By: Melissa DaLarossa

When the Jonas Brothers announced their reunion on Thursday, Feb. 28, they revived the legions of fans who had long ago settled themselves to an existence devoid of any collective JoBro activity. I myself was one of these fans devoted to the Jonas Brothers, unironically appreciative of their music and content with a reunion only in 10 to 20 years, if I was lucky.

I kid you not, I had long ago devised a plan in which I would set aside some small amount of money, say a dollar or so, every day until the Jonas Brothers announced their reunion tour. By then, I’d have saved up enough money not just for front-row seats, but for VIP tickets, too.

Of course, I never put this plan into action, but I was secure thinking I had the next few years to do so.

All this changed with the announcement of “Sucker,” the Jonas Brothers’ first song to be released in six years. Accompanying the announcement of the song was the creation of the Jonas Brothers Instagram page, teaser clips of the song’s music video, an appearance on James Corden’s Carpool Karaoke and a recreation of the fan-favorite video for “Oh, How the Tables Have Turned.

If all that seems a little overwhelming, imagine how I felt.

As I lied awake that night, breathlessly awaiting the drop of their new single, I contemplated my own undying love for the trio. I consider myself a fan of boy bands in general, but the Jonas Brothers have always been my favorite.

They have their charming dynamic and boyish good looks, and I genuinely believe they are talented musicians who make great pop music.

Despite my fierce loyalty, I couldn’t help but feel anxious at the thought of their return. Their solo stuff never really captivated me, save for maybe DNCE’s “Cake By the Ocean,” which I consider a certified banger.

While I supported them and enjoyed checking in on them every so often, I was definitely a Jonas Brothers fan before a Joe Jonas, Nick Jonas or Kevin Jonas fan. What if their reunion turned out to be … subpar? Or worse, a pathetic attempt to relive their glory days?

This last theory, though, I had to shelve. It’s not like they’re washed up versions of what they once were. The limelight still loves them, although in a considerably different and more muted sort of way.

I could go on and on about the nuances of the Jonas brothers (that is, the brothers themselves, not the band), their trajectories before, during and after the band and their current statuses, but I digress. After all, this is a review of “Sucker.”

So, when the clock struck midnight, I was ready to click “play” on the much-anticipated video for “Sucker.” A wide shot of a castle and its vast gardens set the scene, and I barely had enough time to process that I was seeing the Jonas Brothers together again before the camera cut to Sophie Turner, Danielle “Dani” Jonas and Priyanka Chopra Jonas.

Clearly, the focus here was not on the trio, but the sixtet made up of the brothers and their long-term partners.

The video is at once whimsical and serious — playful in a way that’s meant to convey that while the Jonas Brothers are back, they’re all grown up. The same can be said of the song, which incorporates a bassline reminiscent of DNCE and thoroughly 2010s-pop production that makes for a very catchy track.
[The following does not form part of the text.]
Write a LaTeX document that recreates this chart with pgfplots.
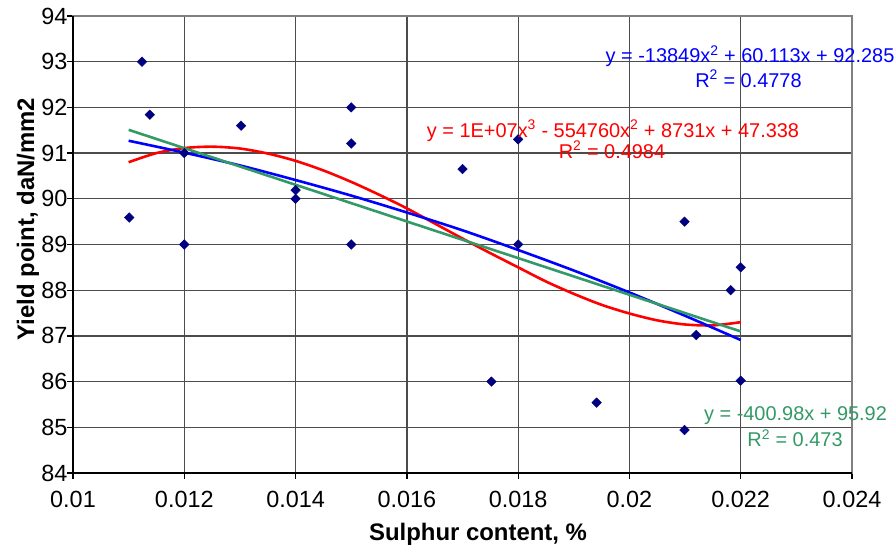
\documentclass[border=0pt]{standalone}
\usepackage{pgfplots}
\pgfplotsset{compat=1.18}
\usepackage{fontspec}
\setmainfont{Liberation Sans}
\definecolor{navy}{HTML}{000080}
\definecolor{sgreen}{HTML}{339966}
\definecolor{tblue}{HTML}{0000FF}
\definecolor{tred}{HTML}{FF0000}
\begin{document}
\begin{tikzpicture}[x=1bp,y=1bp]
\path[use as bounding box] (0,0) rectangle (896,547);
\begin{axis}[at={(73bp,74bp)}, anchor=south west, scale only axis,
  width=779bp, height=457bp,
  xmin=0.01, xmax=0.024, ymin=84, ymax=94,
  scaled x ticks=false, scaled y ticks=false,
  xtick={0.01,0.012,0.014,0.016,0.018,0.02,0.022,0.024},
  xticklabels={0.01,0.012,0.014,0.016,0.018,0.02,0.022,0.024},
  ytick={84,85,86,87,88,89,90,91,92,93,94},
  yticklabels={84,85,86,87,88,89,90,91,92,93,94},
  grid=major, major grid style={black!70, line width=1.3bp},
  tick align=outside, tick pos=left, major tick length=6bp,
  tick style={black, line width=1.3bp},
  axis line style={gray, line width=1.4bp},
  tick label style={font=\fontsize{23.5}{27}\selectfont},
  xticklabel style={yshift=-9bp}, yticklabel style={xshift=4bp},
  clip=false,
]
\draw[black, line width=1.4bp] (rel axis cs:0,1) -- (rel axis cs:0,0) -- (rel axis cs:1,0);
\addplot[only marks, mark=square*, mark size=3.4bp, mark options={rotate=45, fill=navy, draw=navy}] coordinates {
(0.01101,89.59) (0.01124,93.00) (0.01138,91.84) (0.0120,91.00) (0.0120,89.00)
(0.01302,91.60) (0.0140,90.19) (0.0140,90.00) (0.0150,92.00) (0.0150,91.21)
(0.0150,89.00) (0.0170,90.65) (0.0180,91.30) (0.0180,89.00) (0.01752,86.00)
(0.01941,85.54) (0.02099,89.50) (0.02099,84.94) (0.0212,87.02) (0.02182,88.00)
(0.0220,88.50) (0.0220,86.02)
};
\addplot[tred, line width=2.6bp, smooth] coordinates {
(0.011,90.80) (0.0115,91.00) (0.012,91.11) (0.0125,91.14) (0.013,91.10)
(0.0135,90.99) (0.014,90.83) (0.0145,90.62) (0.015,90.37) (0.0155,90.09)
(0.016,89.79) (0.0165,89.46) (0.017,89.13) (0.0175,88.81) (0.018,88.50)
(0.0185,88.19) (0.019,87.92) (0.0195,87.68) (0.020,87.49) (0.0205,87.34)
(0.021,87.25) (0.0215,87.23) (0.022,87.30)
};
\addplot[tblue, line width=2.6bp, smooth] coordinates {
(0.011,91.27) (0.012,91.01) (0.013,90.73) (0.014,90.41) (0.015,90.07)
(0.016,89.70) (0.017,89.31) (0.018,88.88) (0.019,88.43) (0.020,87.95)
(0.021,87.44) (0.022,86.91)
};
\addplot[sgreen, line width=2.6bp] coordinates {(0.011,91.509) (0.022,87.098)};
\end{axis}
\node[anchor=base, font=\fontsize{24}{28}\selectfont\bfseries] at (478,6.5) {Sulphur content, \%};
\node[anchor=base, rotate=90, font=\fontsize{24}{28}\selectfont\bfseries] at (34,328) {Yield point, daN/mm2};
\begin{scope}[every node/.style={anchor=base, font=\fontsize{20}{24}\selectfont, inner sep=0pt}]
\node[text=tblue] at (750,484) {y = -13849x\textsuperscript{2} + 60.113x + 92.285};
\node[text=tblue] at (748.5,459.5) {R\textsuperscript{2} = 0.4778};
\node[text=tred] at (613,409.5) {y = 1E+07x\textsuperscript{3} - 554760x\textsuperscript{2} + 8731x + 47.338};
\node[text=tred] at (612,388.5) {R\textsuperscript{2} = 0.4984};
\node[text=sgreen] at (795.5,126.3) {y = -400.98x + 95.92};
\node[text=sgreen] at (795,100.3) {R\textsuperscript{2} = 0.473};
\end{scope}
\end{tikzpicture}
\end{document}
In other words, the JoBros have reinvented their sound to reflect today’s mainstream pop, and the product is an upbeat song that takes the best of Nick and Joe’s post-Jonas Brothers projects and puts them together. Kevin didn’t put out much music, he was busy with his own reality TV show, “Married to Jonas,” not to mention his wife and two kids.

In the Alice in Wonderland-esque world of “Sucker,” the three couples romp around in garishly fun dress and take bubble baths in the garden, sucking on lollipops while faceless servants provide an endless supply of drinks.

Their carefully crafted realm of obscene luxury can’t escape the clutches of advertisers, though, and viewers are subject to a jarring yet laughable display of product placement halfway through the video. Then, things take a turn for the sexy.

That’s right, there are no promise rings in sight. After all, who needs them? With Joe engaged and Nick and Kevin married, the focus here is on the Jonas family, not the Jonas brothers. The last shot of the video exemplifies this — the three couples stand side-by-side, posing together for a family portrait.

The song itself makes no clear allusion to long-term relationships or domestic felicity. Instead it describes infatuation and the blind devotion that arises from it. Typical of a boy band, right? But the music video complicates that by reminding us that these heartthrobs are taken, putting a face (or three, to be exact) to the elusive “you” that they sing about.

The question we are faced with now is, are the Jonas Brothers of 2019 really a boy band if they’re all happily, monogamously unavailable? I can’t say I know the answer to that. And truthfully, I’d rather not explore the nuances of what a boy band really is — at least, not tonight. All I can say is that the Jonas Brothers are back, and it’s about time.